TASK: Your answer should be a single number: how many lines in the data below hold the string "chart".
■ ■ ■ ■ ■ ■ ■
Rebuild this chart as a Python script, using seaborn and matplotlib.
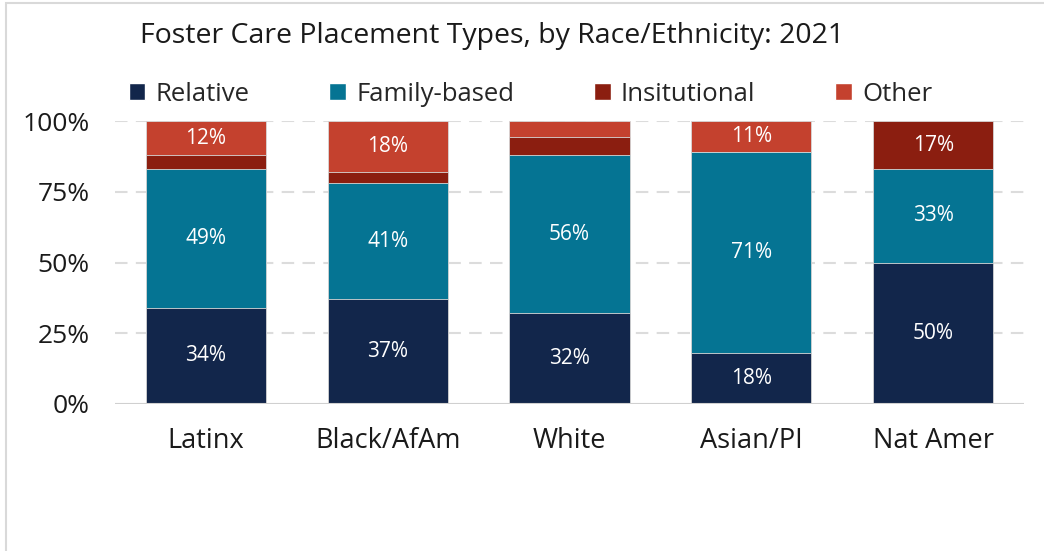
import numpy as np
import pandas as pd
import matplotlib.pyplot as plt
import seaborn as sns
from matplotlib.patches import Rectangle, Patch

# values (percent of placements)
groups = ["Latinx", "Black/AfAm", "White", "Asian/PI", "Nat Amer"]
relative = [34, 37, 32, 18, 50]
family_based = [49, 41, 56, 71, 33]
institutional = [5, 4, 6.5, 0, 17]
other = [12, 18, 5.5, 11, 0]

series = ["Relative", "Family-based", "Insitutional", "Other"]
colors = ["#12264b", "#057493", "#8b1e10", "#c4412e"]

df = pd.DataFrame({"group": groups, "Relative": relative, "Family-based": family_based,
                   "Insitutional": institutional, "Other": other})

sns.set_theme(style="white")
plt.rcParams["font.family"] = ["Open Sans", "DejaVu Sans"]

fig = plt.figure(figsize=(10.44, 5.51), dpi=100)
ax = fig.add_axes([0.110, 0.267, 0.871, 0.513])

# stacked bars: draw cumulative totals from the top down
cum = df[series].cumsum(axis=1)
for name, col in reversed(list(zip(series, colors))):
    sns.barplot(x=df["group"], y=cum[name], color=col, width=0.66, saturation=1,
                linewidth=0.6, edgecolor="#d8d8d8", ax=ax, zorder=3)

# segment labels
for i in range(len(groups)):
    bottom = 0
    for name in series:
        v = df.loc[i, name]
        if v >= 10:
            ax.text(i, bottom + v / 2, f"{v:.0f}%", ha="center", va="center",
                    color="white", fontsize=15, zorder=5)
        bottom += v

ax.set_ylim(0, 100)
ax.set_xlim(-0.5, len(groups) - 0.5)
ax.set_yticks([0, 25, 50, 75, 100])
ax.set_yticklabels([f"{t}%" for t in [0, 25, 50, 75, 100]], fontsize=19, color="#1a1a1a")
ax.tick_params(axis="y", pad=18, length=0)
ax.tick_params(axis="x", pad=17, length=0, labelsize=19.5, labelcolor="#1a1a1a")
ax.set_xlabel("")
ax.set_ylabel("")
for y in [25, 50, 75, 100]:
    ax.axhline(y, color="#dcdcdc", lw=1.5, ls=(0, (6, 4)), zorder=1)
ax.axhline(0, color="#d0d0d0", lw=1.5, zorder=4)
for s in ax.spines.values():
    s.set_visible(False)

handles = [Patch(facecolor=c, label=n) for n, c in zip(series, colors)]
fig.legend(handles=handles, loc="center", bbox_to_anchor=(0.508, 0.829), ncol=4,
           frameon=False, fontsize=18.5, handlelength=0.65, handleheight=0.65,
           handletextpad=0.4, columnspacing=3.1)

fig.text(0.471, 0.935, "Foster Care Placement Types, by Race/Ethnicity: 2021",
         ha="center", va="center", fontsize=20.5, color="#1a1a1a")

# light frame around the chart area
fig.patches.append(Rectangle((0.006, -0.01), 0.995, 1.004, transform=fig.transFigure,
                             fill=False, edgecolor="#d9d9d9", lw=1.5))

fig.savefig("out.png", dpi=100)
■ ■ ■ ■ ■ ■ ■
WORKED ANSWER: 2